ADME and cellular pharmacology of 22
To confirm the activity of 22 in a cellular context, human multiple myeloma MM.1S cells were treated with compound. Consistent with the high polarity of the compound, and hence expected low permeability and significant efflux, cells required permeabilization with digitonin to show activity. In the presence of digitonin, 22 showed downregulation of c-Myc, an established downstream pharmacodynamic marker of BRD4 inhibition16 at a concentration of 30 µM (Fig. 4d). A more lipophilic, cell permeable analogue 25 (benzyl amide derivative) showed downregulation of c-Myc in a concentration dependent manner in both the presence and absence of digitonin.

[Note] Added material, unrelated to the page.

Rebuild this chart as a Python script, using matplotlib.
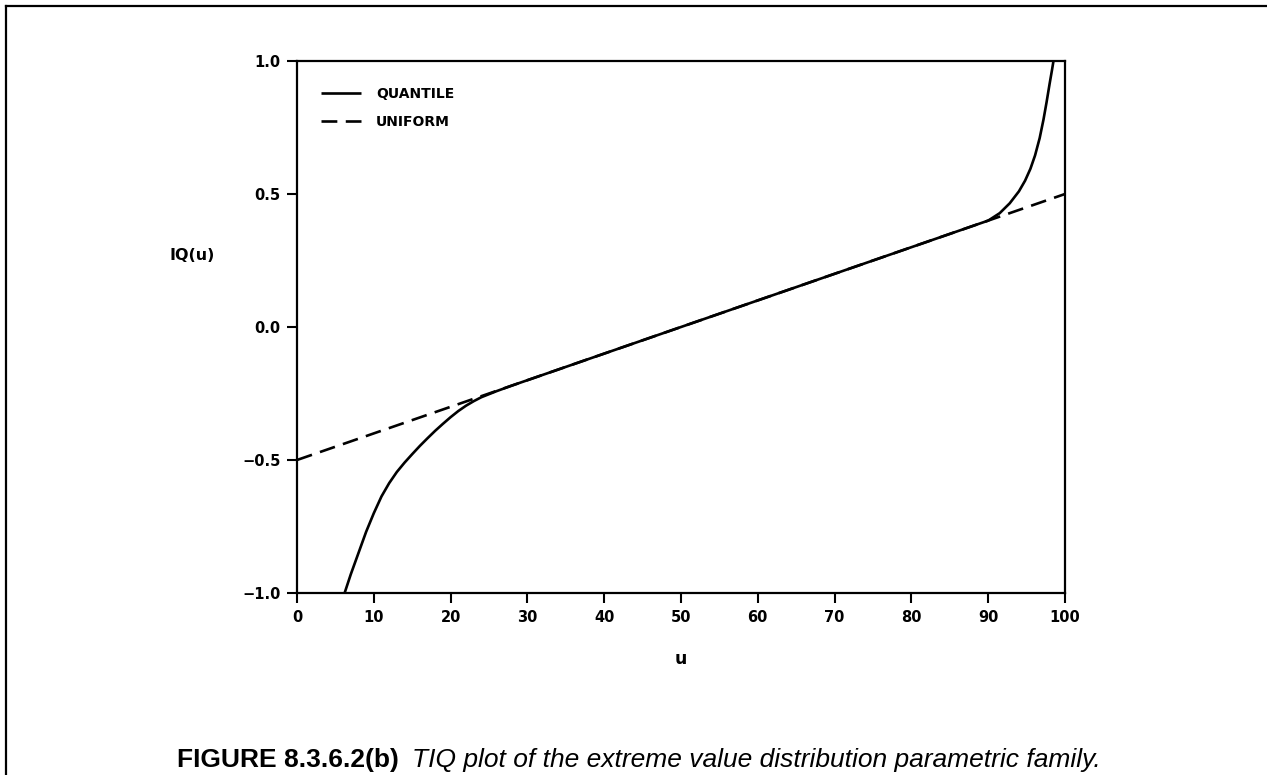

The LogD value for compound 22 was 0.90, thus a lipophilic ligand efficiency of 6.4, which is consistent with a high quality lead compound (Fig. 4e).17 It had high solubility and low in vitro clearance in human and rat microsomes and hepatocytes. As expected, and consistent with the cellular activity, permeability in MDCK cell was low without evidence of MDR1-mediated efflux. Overall, compound 22 is a high quality technical profile with scope for facile further optimisation.